By Alex Malm
During the Sept. 28 Heritage Commission meeting, one of the agenda items was in regards to an application for a Certificate of Approval for the installation/construction of a wooden post and rail fence on the Town Common.
“The area that we are looking at is only in the parking lot area, we’re not going around the common or anything like that,” Director of Public Works, Dave Wholley, said.
He said they were looking to address safety and maintenance issues and the logs, which were there temporarily, were a good measure following construction. He explained that the bark is falling, “the logs are splitting”, and kids are falling off of them. He added that cars are bumping into them because they are low to the ground.
Wholley saidexplained that the fence being proposed is one he has used in the past in various areas and they are “very sturdy.”

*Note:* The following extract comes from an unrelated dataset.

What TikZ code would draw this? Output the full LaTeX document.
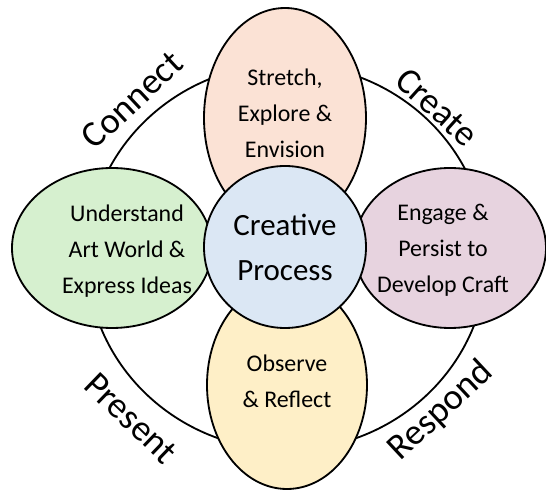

He stated that the project would likely cost around $2,400, which would be paid for through savings in the maintenance budget for the Common due to not having to pay as much for irrigation this year.
Wholley said the fence is a “a commercial grade project,” noting that they would all be installed by pile driving it in.
He said they would do the work in the morning early to avoid having any interruptions at the common.
Ann Chiampa said she thinks it looks like it should be for a sports field instead, and asked if they could come up with something more formal like a low stone wall.
Ray Breslin said he agreed that the Common is historic, and said “I think we need to be careful with what we put there. It needs to fit in.”
He suggested possibly putting picnic tables there instead.
“I think we need to kind of think about that,” Breslin said.
Wholley said he didn’t think picnic tables would be a good barrier there.
Deb Paul said, “this is the wrong product for this area,” and suggested having stones like at the Morrison House.
She also noted that she thinks the biggest issue there is that it’s wet because of drainage issues.
“No matter what, there’s still huge wet spots on the common,” Paul said.
Paul also expressed her concerns that there wasn’t public input until the public hearing took place.
Tom Estey said they could find boulders and have them installed so people won’t trip and the town could probably find them for free.
Vice Chair, Art Rugg, said the town should look into how much it would cost to have a rock wall or boulders put in versus the cost of a wooden fence and come back to the commission.
“I think that’s probably a great compromise,” Chair, Krystopher Kenney, said.
One concern raised by Wholley is that there is a lot of legality about putting boulders in the right of way, and said he is concerned about damage to cars if people hit them.
The Heritage Commission ultimately voted to continue the public hearing to Nov. 16.